§ Required work
Retype exactly what appears below from the line containing "Give me the TikZ source for this diagram." down to the line containing "tight, text width=104.25pt]", keeping both end lines. Do not include pictures.
----- Data to process -----
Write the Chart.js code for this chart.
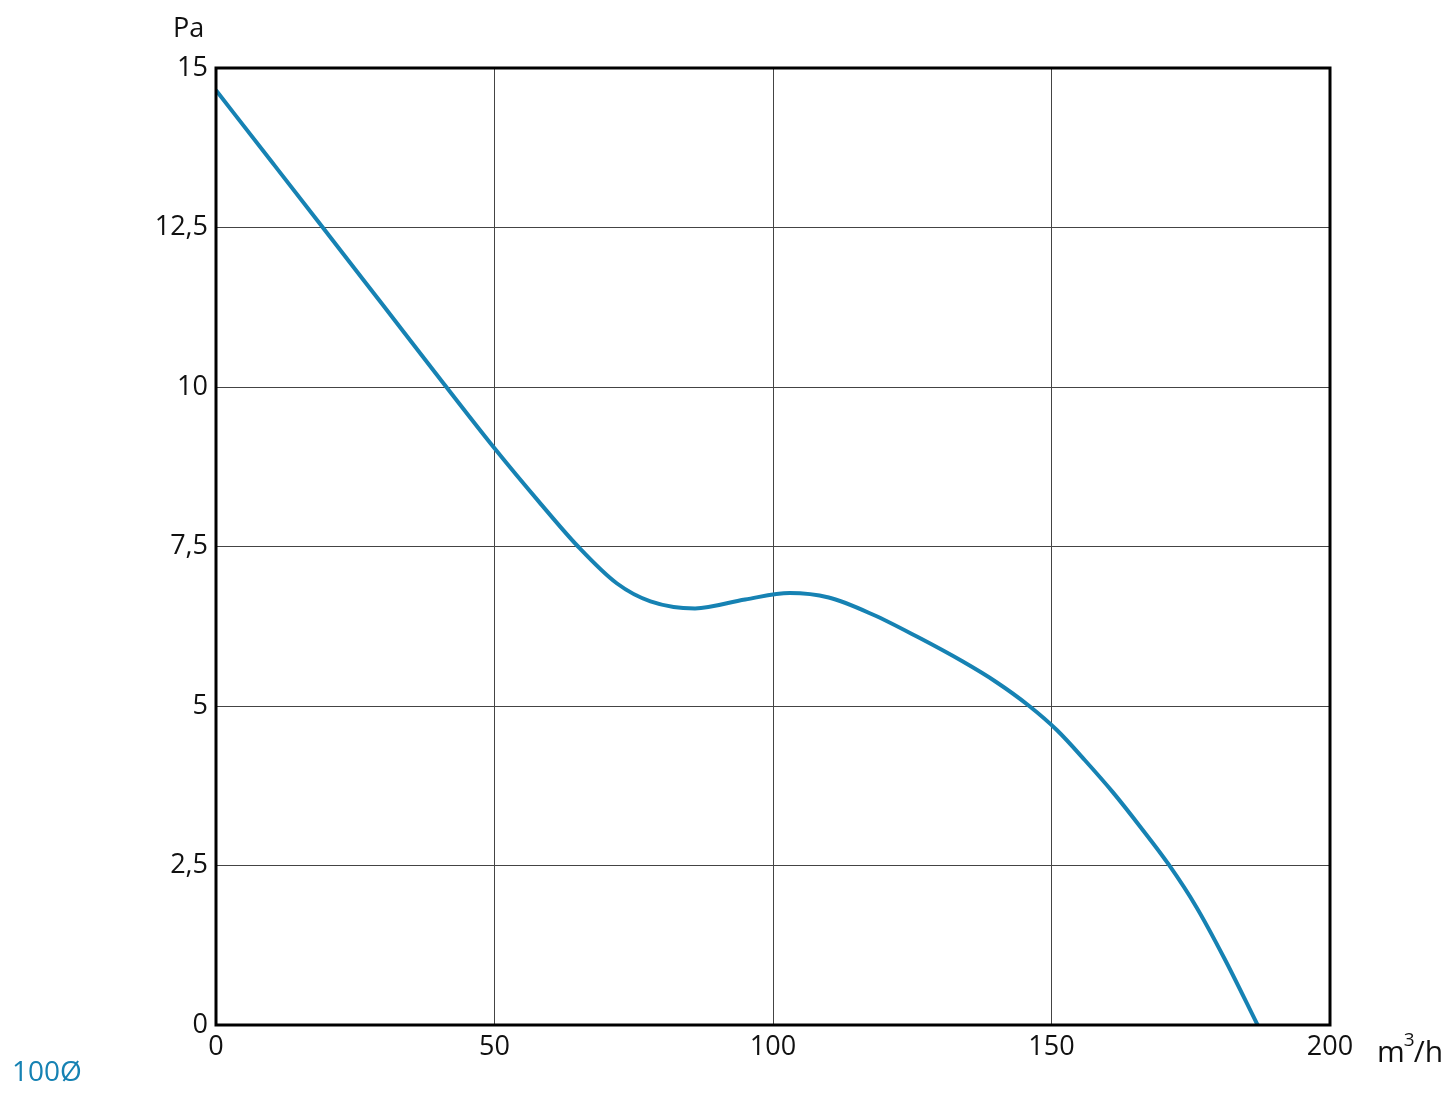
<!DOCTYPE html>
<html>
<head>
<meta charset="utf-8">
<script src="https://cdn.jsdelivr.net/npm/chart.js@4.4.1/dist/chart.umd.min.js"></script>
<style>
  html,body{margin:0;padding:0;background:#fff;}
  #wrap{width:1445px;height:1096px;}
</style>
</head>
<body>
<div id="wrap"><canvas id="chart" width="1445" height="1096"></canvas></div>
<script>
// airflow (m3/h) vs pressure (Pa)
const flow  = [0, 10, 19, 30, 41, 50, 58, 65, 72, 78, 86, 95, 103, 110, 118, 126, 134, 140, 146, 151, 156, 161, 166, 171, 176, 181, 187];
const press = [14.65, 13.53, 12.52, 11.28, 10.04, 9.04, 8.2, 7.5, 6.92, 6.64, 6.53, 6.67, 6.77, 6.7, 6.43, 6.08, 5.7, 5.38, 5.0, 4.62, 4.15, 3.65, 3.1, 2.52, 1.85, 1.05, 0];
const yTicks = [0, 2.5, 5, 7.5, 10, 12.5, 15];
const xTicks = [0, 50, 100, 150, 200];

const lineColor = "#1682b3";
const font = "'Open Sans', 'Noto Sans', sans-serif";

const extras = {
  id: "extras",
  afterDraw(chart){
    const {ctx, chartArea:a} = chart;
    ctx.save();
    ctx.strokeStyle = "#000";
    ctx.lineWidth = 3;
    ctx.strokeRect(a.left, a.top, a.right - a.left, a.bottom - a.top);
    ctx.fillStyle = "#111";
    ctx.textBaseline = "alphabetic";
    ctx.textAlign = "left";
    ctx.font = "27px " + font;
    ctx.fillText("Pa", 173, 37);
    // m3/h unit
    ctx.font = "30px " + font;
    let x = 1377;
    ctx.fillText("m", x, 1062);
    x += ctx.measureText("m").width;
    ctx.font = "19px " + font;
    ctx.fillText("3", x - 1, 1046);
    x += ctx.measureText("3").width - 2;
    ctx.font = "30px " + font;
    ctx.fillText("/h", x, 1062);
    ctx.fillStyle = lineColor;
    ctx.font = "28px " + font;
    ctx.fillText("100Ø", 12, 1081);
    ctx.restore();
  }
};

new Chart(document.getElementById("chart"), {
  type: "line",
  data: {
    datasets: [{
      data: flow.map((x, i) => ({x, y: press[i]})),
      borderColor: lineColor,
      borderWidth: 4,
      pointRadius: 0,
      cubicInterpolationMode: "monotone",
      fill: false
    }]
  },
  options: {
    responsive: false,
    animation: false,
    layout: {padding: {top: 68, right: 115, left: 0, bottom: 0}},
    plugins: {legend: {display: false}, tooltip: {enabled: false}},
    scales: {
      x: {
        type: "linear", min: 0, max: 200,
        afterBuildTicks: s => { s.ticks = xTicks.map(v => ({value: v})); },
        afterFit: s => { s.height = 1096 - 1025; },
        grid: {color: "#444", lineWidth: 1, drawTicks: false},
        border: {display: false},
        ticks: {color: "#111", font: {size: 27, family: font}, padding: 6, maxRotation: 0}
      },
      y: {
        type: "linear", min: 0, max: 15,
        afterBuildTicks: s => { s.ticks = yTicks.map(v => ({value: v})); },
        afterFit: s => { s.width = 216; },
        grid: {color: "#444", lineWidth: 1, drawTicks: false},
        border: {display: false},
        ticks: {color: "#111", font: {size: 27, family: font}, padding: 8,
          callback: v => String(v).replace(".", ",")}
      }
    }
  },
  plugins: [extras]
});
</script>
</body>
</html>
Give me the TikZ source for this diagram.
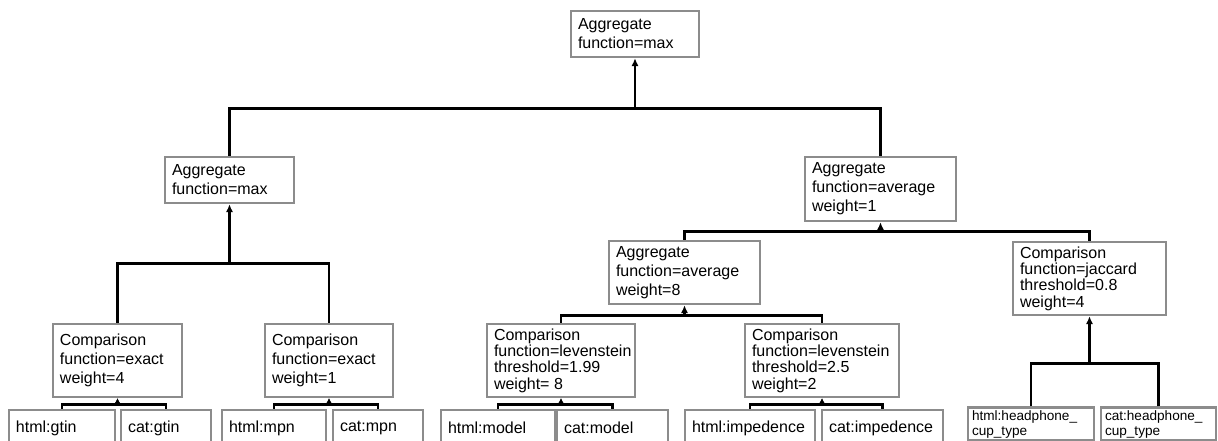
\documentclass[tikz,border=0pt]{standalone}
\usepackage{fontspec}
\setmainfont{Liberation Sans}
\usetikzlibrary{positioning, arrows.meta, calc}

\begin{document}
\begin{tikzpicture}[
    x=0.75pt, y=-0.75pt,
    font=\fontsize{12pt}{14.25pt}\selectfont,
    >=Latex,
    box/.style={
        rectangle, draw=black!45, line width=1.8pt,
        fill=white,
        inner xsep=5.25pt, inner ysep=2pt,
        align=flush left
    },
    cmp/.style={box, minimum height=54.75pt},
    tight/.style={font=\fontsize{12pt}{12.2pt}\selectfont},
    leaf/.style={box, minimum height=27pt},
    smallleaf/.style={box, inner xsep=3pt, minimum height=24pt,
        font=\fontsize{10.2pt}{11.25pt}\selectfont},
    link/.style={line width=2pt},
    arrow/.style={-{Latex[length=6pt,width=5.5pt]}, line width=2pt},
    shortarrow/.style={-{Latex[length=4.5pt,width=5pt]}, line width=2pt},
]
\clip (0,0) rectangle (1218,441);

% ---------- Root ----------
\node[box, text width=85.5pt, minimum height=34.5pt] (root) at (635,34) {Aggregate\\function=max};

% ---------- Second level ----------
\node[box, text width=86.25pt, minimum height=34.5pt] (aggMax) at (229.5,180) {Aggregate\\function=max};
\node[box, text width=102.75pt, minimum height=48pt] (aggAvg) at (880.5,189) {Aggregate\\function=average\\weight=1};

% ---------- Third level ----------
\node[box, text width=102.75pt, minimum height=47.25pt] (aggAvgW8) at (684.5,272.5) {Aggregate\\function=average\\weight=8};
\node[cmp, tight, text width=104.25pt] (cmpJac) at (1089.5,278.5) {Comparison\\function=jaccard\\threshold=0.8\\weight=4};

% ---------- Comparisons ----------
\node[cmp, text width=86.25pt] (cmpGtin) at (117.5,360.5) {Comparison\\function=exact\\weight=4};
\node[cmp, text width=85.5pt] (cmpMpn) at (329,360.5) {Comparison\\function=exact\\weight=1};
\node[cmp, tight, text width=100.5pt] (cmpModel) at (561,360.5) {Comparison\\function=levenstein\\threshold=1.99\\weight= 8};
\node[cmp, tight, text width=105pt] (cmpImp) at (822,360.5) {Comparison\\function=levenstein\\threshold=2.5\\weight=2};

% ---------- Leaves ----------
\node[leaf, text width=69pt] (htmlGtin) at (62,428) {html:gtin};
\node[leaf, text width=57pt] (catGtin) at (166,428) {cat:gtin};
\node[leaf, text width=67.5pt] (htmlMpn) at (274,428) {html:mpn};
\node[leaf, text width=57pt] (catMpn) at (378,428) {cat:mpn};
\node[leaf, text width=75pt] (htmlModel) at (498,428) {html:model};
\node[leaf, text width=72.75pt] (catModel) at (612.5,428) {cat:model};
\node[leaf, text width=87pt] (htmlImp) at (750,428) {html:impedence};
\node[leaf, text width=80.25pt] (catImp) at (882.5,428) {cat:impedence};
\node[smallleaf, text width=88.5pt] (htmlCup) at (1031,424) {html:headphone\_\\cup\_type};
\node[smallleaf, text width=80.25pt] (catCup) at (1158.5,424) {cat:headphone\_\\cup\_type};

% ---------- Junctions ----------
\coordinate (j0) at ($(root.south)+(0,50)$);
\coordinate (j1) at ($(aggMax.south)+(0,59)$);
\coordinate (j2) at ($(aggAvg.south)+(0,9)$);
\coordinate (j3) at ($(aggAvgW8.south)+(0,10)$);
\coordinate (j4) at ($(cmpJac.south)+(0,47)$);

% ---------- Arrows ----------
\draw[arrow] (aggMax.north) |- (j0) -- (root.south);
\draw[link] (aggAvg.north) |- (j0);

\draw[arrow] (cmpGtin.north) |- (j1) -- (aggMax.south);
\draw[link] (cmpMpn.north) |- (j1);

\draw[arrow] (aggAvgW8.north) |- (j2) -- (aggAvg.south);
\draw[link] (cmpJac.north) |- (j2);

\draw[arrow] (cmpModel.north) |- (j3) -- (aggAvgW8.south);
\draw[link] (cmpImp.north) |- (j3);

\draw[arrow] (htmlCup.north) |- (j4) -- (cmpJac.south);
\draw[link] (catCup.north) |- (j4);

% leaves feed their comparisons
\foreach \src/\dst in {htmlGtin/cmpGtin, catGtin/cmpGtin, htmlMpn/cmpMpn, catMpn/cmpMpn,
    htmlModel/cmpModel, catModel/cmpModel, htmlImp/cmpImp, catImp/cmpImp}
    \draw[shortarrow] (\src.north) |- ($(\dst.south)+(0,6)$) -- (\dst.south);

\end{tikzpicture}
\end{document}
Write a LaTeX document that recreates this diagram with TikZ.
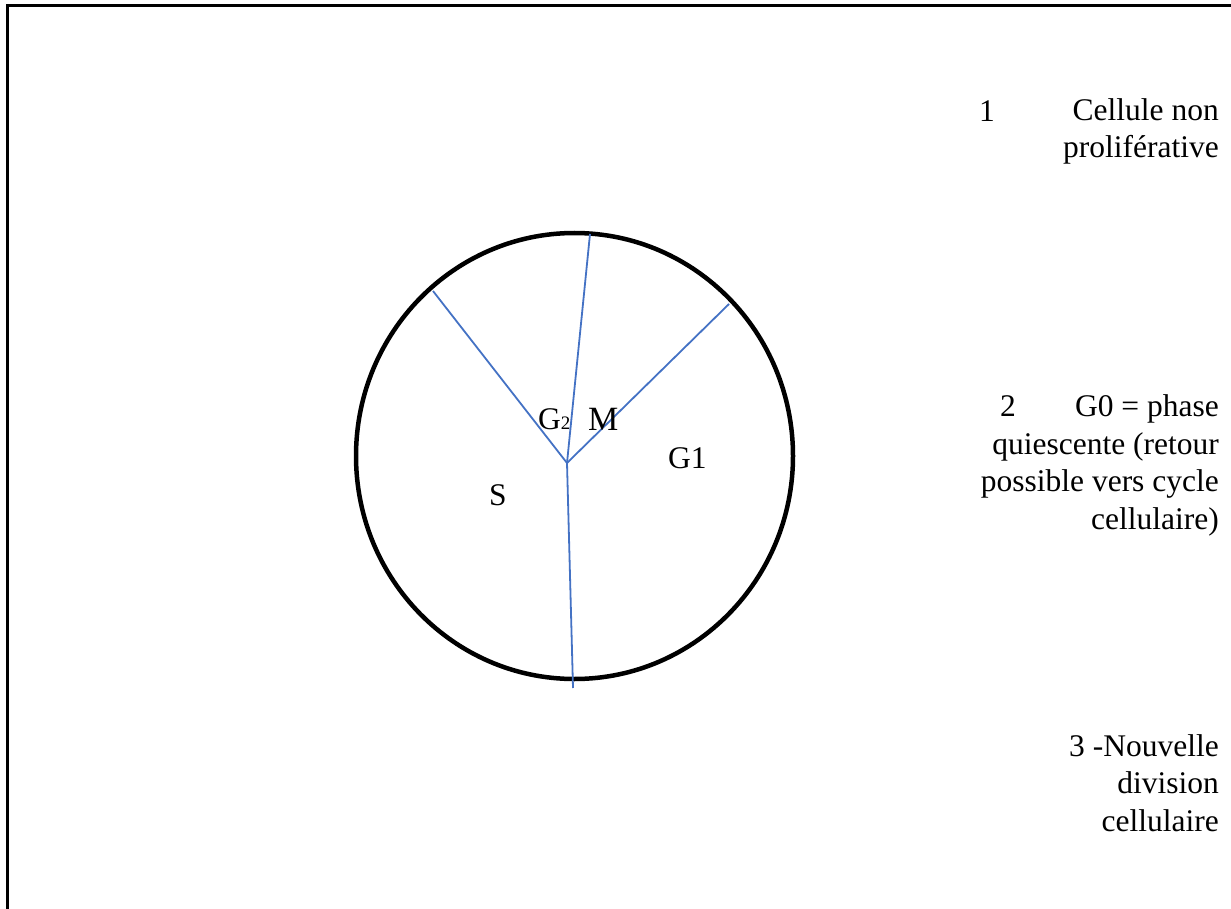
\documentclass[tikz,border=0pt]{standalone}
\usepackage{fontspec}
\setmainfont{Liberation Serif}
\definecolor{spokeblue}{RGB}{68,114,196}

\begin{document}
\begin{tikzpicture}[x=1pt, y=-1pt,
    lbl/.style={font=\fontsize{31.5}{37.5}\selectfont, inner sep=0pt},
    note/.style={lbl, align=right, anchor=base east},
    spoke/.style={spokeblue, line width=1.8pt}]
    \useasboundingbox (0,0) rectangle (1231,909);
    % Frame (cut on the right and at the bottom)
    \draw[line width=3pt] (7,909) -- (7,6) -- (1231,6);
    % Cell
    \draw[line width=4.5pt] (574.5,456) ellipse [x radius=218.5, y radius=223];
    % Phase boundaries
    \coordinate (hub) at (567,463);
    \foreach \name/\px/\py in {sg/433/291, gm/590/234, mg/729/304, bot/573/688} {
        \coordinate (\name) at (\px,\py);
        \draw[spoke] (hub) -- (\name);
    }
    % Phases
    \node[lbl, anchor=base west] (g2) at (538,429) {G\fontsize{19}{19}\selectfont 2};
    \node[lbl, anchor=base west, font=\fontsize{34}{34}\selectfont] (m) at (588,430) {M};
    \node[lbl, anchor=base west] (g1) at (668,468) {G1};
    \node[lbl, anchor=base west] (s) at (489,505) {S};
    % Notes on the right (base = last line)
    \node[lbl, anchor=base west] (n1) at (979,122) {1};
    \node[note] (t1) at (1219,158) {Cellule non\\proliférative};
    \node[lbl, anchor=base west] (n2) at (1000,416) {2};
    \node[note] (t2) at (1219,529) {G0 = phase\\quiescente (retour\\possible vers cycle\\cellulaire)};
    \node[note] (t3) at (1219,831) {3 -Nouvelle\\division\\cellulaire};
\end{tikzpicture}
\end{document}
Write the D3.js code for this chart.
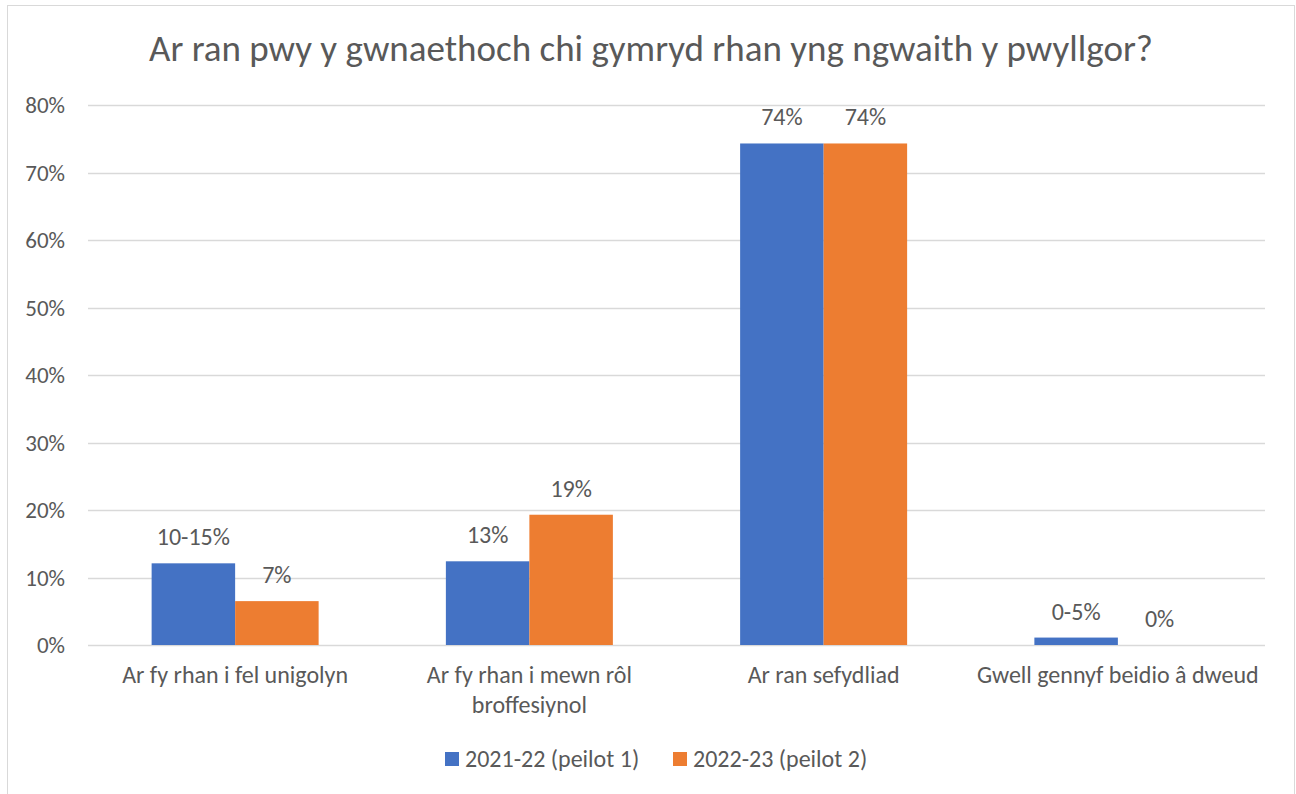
-----
§ Finished task
Give me the TikZ source for this diagram.
\documentclass[tikz,border=0pt]{standalone}
\usepackage{fontspec}
\setmainfont{Liberation Sans}
\usetikzlibrary{positioning, arrows.meta, calc}

\begin{document}
\begin{tikzpicture}[
    x=0.75pt, y=-0.75pt,
    font=\fontsize{12pt}{14.25pt}\selectfont,
    >=Latex,
    box/.style={
        rectangle, draw=black!45, line width=1.8pt,
        fill=white,
        inner xsep=5.25pt, inner ysep=2pt,
        align=flush left
    },
    cmp/.style={box, minimum height=54.75pt},
    tight/.style={font=\fontsize{12pt}{12.2pt}\selectfont},
    leaf/.style={box, minimum height=27pt},
    smallleaf/.style={box, inner xsep=3pt, minimum height=24pt,
        font=\fontsize{10.2pt}{11.25pt}\selectfont},
    link/.style={line width=2pt},
    arrow/.style={-{Latex[length=6pt,width=5.5pt]}, line width=2pt},
    shortarrow/.style={-{Latex[length=4.5pt,width=5pt]}, line width=2pt},
]
\clip (0,0) rectangle (1218,441);

% ---------- Root ----------
\node[box, text width=85.5pt, minimum height=34.5pt] (root) at (635,34) {Aggregate\\function=max};

% ---------- Second level ----------
\node[box, text width=86.25pt, minimum height=34.5pt] (aggMax) at (229.5,180) {Aggregate\\function=max};
\node[box, text width=102.75pt, minimum height=48pt] (aggAvg) at (880.5,189) {Aggregate\\function=average\\weight=1};

% ---------- Third level ----------
\node[box, text width=102.75pt, minimum height=47.25pt] (aggAvgW8) at (684.5,272.5) {Aggregate\\function=average\\weight=8};
\node[cmp, tight, text width=104.25pt] (cmpJac) at (1089.5,278.5) {Comparison\\function=jaccard\\threshold=0.8\\weight=4};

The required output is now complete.